Yes, gentle reader, get your hanky ready. You thought Geeklawyer brutally dumping Ruthie was a tearjerker? well that was trivial compared to the emotional pain of the music industry. It seems that some idiot carelessly broke their business model. Now it seems that they are strapped for cash. Cocaine is no longer available on-tap in the A&R washrooms. Shame.
Tim Clark, formerly Managing Director of Island Records said at the “London Calling” music expo at Earl’s Court:
“Their model is fucked. It is. Physical revenues are going down like nobody’s business and it’s cataclysmic…”
Jeff Kwatinetz, CEO of management company the Firm was less reserved:
“They left billions and billions of dollars on the table by suing Napster — that was the moment that the labels killed themselves,”

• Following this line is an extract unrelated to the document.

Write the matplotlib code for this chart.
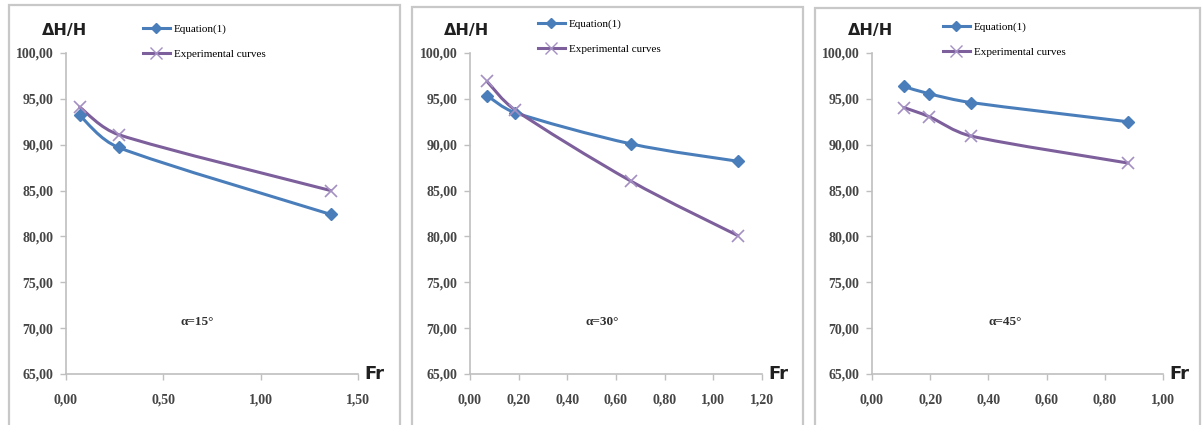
import matplotlib
matplotlib.use("Agg")
import matplotlib.pyplot as plt
from matplotlib.path import Path
from matplotlib.patches import PathPatch, Rectangle
from matplotlib.lines import Line2D
from matplotlib.ticker import FuncFormatter, MultipleLocator

# ---------------- data ----------------
fr_15 = [0.07, 0.27, 1.36]
eq_15 = [93.2, 89.7, 82.4]
exp_15 = [94.1, 91.1, 85.0]

fr_30 = [0.07, 0.185, 0.66, 1.10]
eq_30 = [95.35, 93.5, 90.1, 88.2]
exp_30 = [96.9, 93.8, 86.05, 80.1]

fr_45 = [0.11, 0.197, 0.34, 0.88]
eq_45 = [96.35, 95.55, 94.6, 92.5]
exp_45 = [94.05, 93.05, 90.95, 88.0]

panel_labels = ["α=15°", "α=30°", "α=45°"]
x_max = [1.5, 1.2, 1.0]
x_step = [0.5, 0.2, 0.2]
y_min, y_max, y_step = 65, 100, 5
series_names = ["Equation(1)", "Experimental curves"]
y_title = "ΔH/H"
x_title = "Fr"

panels = [
    (fr_15, eq_15, exp_15),
    (fr_30, eq_30, exp_30),
    (fr_45, eq_45, exp_45),
]

BLUE = "#4a7ebb"
PURPLE = "#7d5f9c"
PURPLE_MK = "#a48fc2"
GRID = "#bfbfbf"
TXT = "#454545"

W, H = 1202, 425
fig = plt.figure(figsize=(W / 100, H / 100), dpi=100)


def smooth_path(xs, ys, sx, sy):
    """Excel-style smoothed line: Catmull-Rom Bezier with capped arms.
    sx, sy convert data units to pixels so capping is done on screen."""
    pts = list(zip(xs, ys))
    n = len(pts)

    def pix(p):
        return (p[0] * sx, p[1] * sy)

    def dist(a, b):
        a, b = pix(a), pix(b)
        return ((a[0] - b[0]) ** 2 + (a[1] - b[1]) ** 2) ** 0.5

    def arm(vec, chord):
        px = (vec[0] * sx, vec[1] * sy)
        ln = (px[0] ** 2 + px[1] ** 2) ** 0.5
        cap = 0.4 * chord
        f = 1.0 if ln <= cap or ln == 0 else cap / ln
        return (vec[0] * f, vec[1] * f)

    verts = [pts[0]]
    codes = [Path.MOVETO]
    for i in range(n - 1):
        p0 = pts[i - 1] if i > 0 else pts[i]
        p1 = pts[i]
        p2 = pts[i + 1]
        p3 = pts[i + 2] if i + 2 < n else pts[i + 1]
        chord = dist(p1, p2)
        a1 = arm(((p2[0] - p0[0]) / 6.0, (p2[1] - p0[1]) / 6.0), chord)
        a2 = arm(((p3[0] - p1[0]) / 6.0, (p3[1] - p1[1]) / 6.0), chord)
        c1 = (p1[0] + a1[0], p1[1] + a1[1])
        c2 = (p2[0] - a2[0], p2[1] - a2[1])
        verts += [c1, c2, p2]
        codes += [Path.CURVE4, Path.CURVE4, Path.CURVE4]
    return Path(verts, codes)


# pixel geometry of each panel
frames = [(9, 5, 391, 425), (412, 7, 391, 425), (815, 8, 385, 425)]
axes_px = [(66, 358), (470, 762), (872, 1163)]
y_top_px, y_bot_px = 53, 374
legend_px = [(143, 27, 53), (538, 22, 48), (943, 25, 52)]
ytitle_px = [65, 467, 871]
alpha_px = [197, 602, 1005]

for k, (fr, eq, ex) in enumerate(panels):
    fx, fy, fw, fh = frames[k]
    fig.patches.append(Rectangle((fx / W, 1 - (fy + fh) / H), fw / W, fh / H,
                                 transform=fig.transFigure, fill=False,
                                 edgecolor="#c8c8c8", linewidth=1.6, zorder=0))

    x0, x1 = axes_px[k]
    ax = fig.add_axes([x0 / W, 1 - y_bot_px / H, (x1 - x0) / W,
                       (y_bot_px - y_top_px) / H])
    ax.set_xlim(0, x_max[k])
    ax.set_ylim(y_min, y_max)
    ax.patch.set_alpha(0)
    for s in ["top", "right"]:
        ax.spines[s].set_visible(False)
    for s in ["left", "bottom"]:
        ax.spines[s].set_color(GRID)
        ax.spines[s].set_linewidth(1.2)
    ax.xaxis.set_major_locator(MultipleLocator(x_step[k]))
    ax.yaxis.set_major_locator(MultipleLocator(y_step))
    fmt = FuncFormatter(lambda v, p: f"{v:.2f}".replace(".", ","))
    ax.xaxis.set_major_formatter(fmt)
    ax.yaxis.set_major_formatter(fmt)
    ax.tick_params(axis="both", colors=GRID, length=4, width=1.0,
                   labelcolor=TXT, labelsize=10)
    ax.tick_params(axis="x", pad=10)
    ax.tick_params(axis="y", pad=5)
    for lab in ax.get_xticklabels() + ax.get_yticklabels():
        lab.set_fontfamily("Liberation Serif")
        lab.set_fontweight("bold")

    sx = (x1 - x0) / x_max[k]
    sy = (y_bot_px - y_top_px) / (y_max - y_min)

    # curves
    ax.add_patch(PathPatch(smooth_path(fr, eq, sx, sy), fill=False,
                           edgecolor=BLUE, linewidth=2.2, capstyle="round",
                           zorder=3))
    ax.add_patch(PathPatch(smooth_path(fr, ex, sx, sy), fill=False,
                           edgecolor=PURPLE, linewidth=2.2, capstyle="round",
                           zorder=3))
    ax.plot(fr, eq, linestyle="none", marker="D", markersize=6.5,
            color=BLUE, zorder=4, clip_on=False)
    ax.plot(fr, ex, linestyle="none", marker="x", markersize=9,
            markeredgewidth=1.2, color=PURPLE_MK, zorder=4, clip_on=False)

    # legend
    lx, ly1, ly2 = legend_px[k]
    h1 = Line2D([], [], color=BLUE, linewidth=2.2, marker="D", markersize=5.5)
    h2 = Line2D([], [], color=PURPLE, linewidth=2.2, marker="x",
                markersize=8, markeredgecolor=PURPLE_MK, markeredgewidth=1.0)
    fig.legend([h1, h2], series_names, loc="upper left",
               bbox_to_anchor=(lx / W, 1 - (ly1 - 3) / H),
               frameon=False, handlelength=2.4, handletextpad=0.35,
               labelspacing=1.35, borderaxespad=0, borderpad=0,
               prop={"family": "Liberation Serif", "size": 8})

    fig.text(ytitle_px[k] / W, 1 - 30 / H, y_title, ha="center", va="center",
             fontsize=11.5, fontweight="bold", color="#202020",
             family="DejaVu Sans")
    fig.text((x1 + 16) / W, 1 - y_bot_px / H, x_title, ha="center",
             va="center", fontsize=13, fontweight="bold", color="#202020",
             family="DejaVu Sans")
    fig.text(alpha_px[k] / W, 1 - 322 / H, panel_labels[k], ha="center",
             va="center", fontsize=9.5, fontweight="bold", color="#303030",
             family="Liberation Serif")

fig.savefig("out.png", dpi=100)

What is the lesson? It’s hard to be smug - fundamental core shifts in market structure are really really *really*hard to cope with. They are still harder to deal with if one is an incumbent and somewhat less than lithe of foot. So Geeklawyer feels a little bit of pity for them.

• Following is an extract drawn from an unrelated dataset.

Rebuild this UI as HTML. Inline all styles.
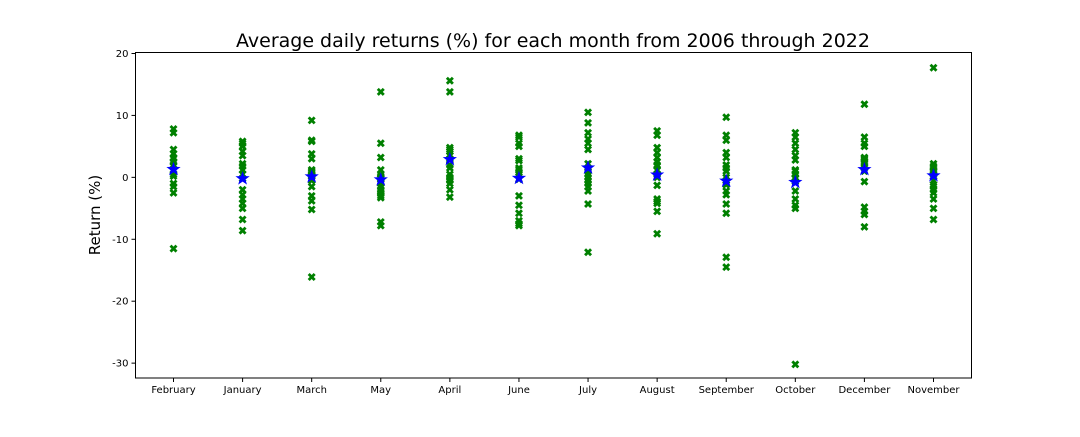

Only a tad however. They shot themselves in the foot, reloaded and shot themselves in the other foot, whilst putting the injured foot in their mouths. Some have still not eschewed DRM and some are still looking to the aid of legislation or litigation. In many situations these are fine solutions if you don’t care about the underlying issues or the market structure and if you can ignore overarching gambits: e.g. the Internet. Here however one may just as well stick ones finger in a dyke (um, no … ) and hope for the best.
The interesting and perplexing thing is to know how the market develops after that. It seems that record companies are now seeking to take a slice of touring revenues. The business logic for this is obvious if a tad twisted. Geeklawyer was talking to a couple of musicians this afternoon who asserted that touring was unprofitable and merely a promo for the album. If the assertion be true that bands need to prepare for fuckloads more live gigs to make a living then this may make sense. So long as, unlike Elton John, they charge sensible prices for their gig tickets.
This is in someways the most interesting issue. So long as young musicians strive to exercise their art as an act of self-expression and their are people willing to listen the capacity for a vibrant industry exists. Te broader question is whether or how this art can be monetized. Geeklawyer feels that his faith in free markets will be justified and that ’something’ will arise.
We are, in the words of Churchill, at the end of the beginning. Geeklawyer has no firm idea of how things will develop.
[…] illegal says Techdirt, and in the UK music industry figures admit their business model is doomed, Geeklawyer sympathises, a little […]
Hopefully this will see more de-centralization within the music industry and less of a manufacturing and marketing of bands. Companies will have less control over distribution which we are already seeing.
Unfortunately I suspect that music revenue will be tied in even more heavily with advertising, mobile phone ring tones etc.. and branding campaigns for new products and life-style companies such as virgin active. I’m sure as well speak companies are paying bands to have their music blurting out of their second-life shopping centers.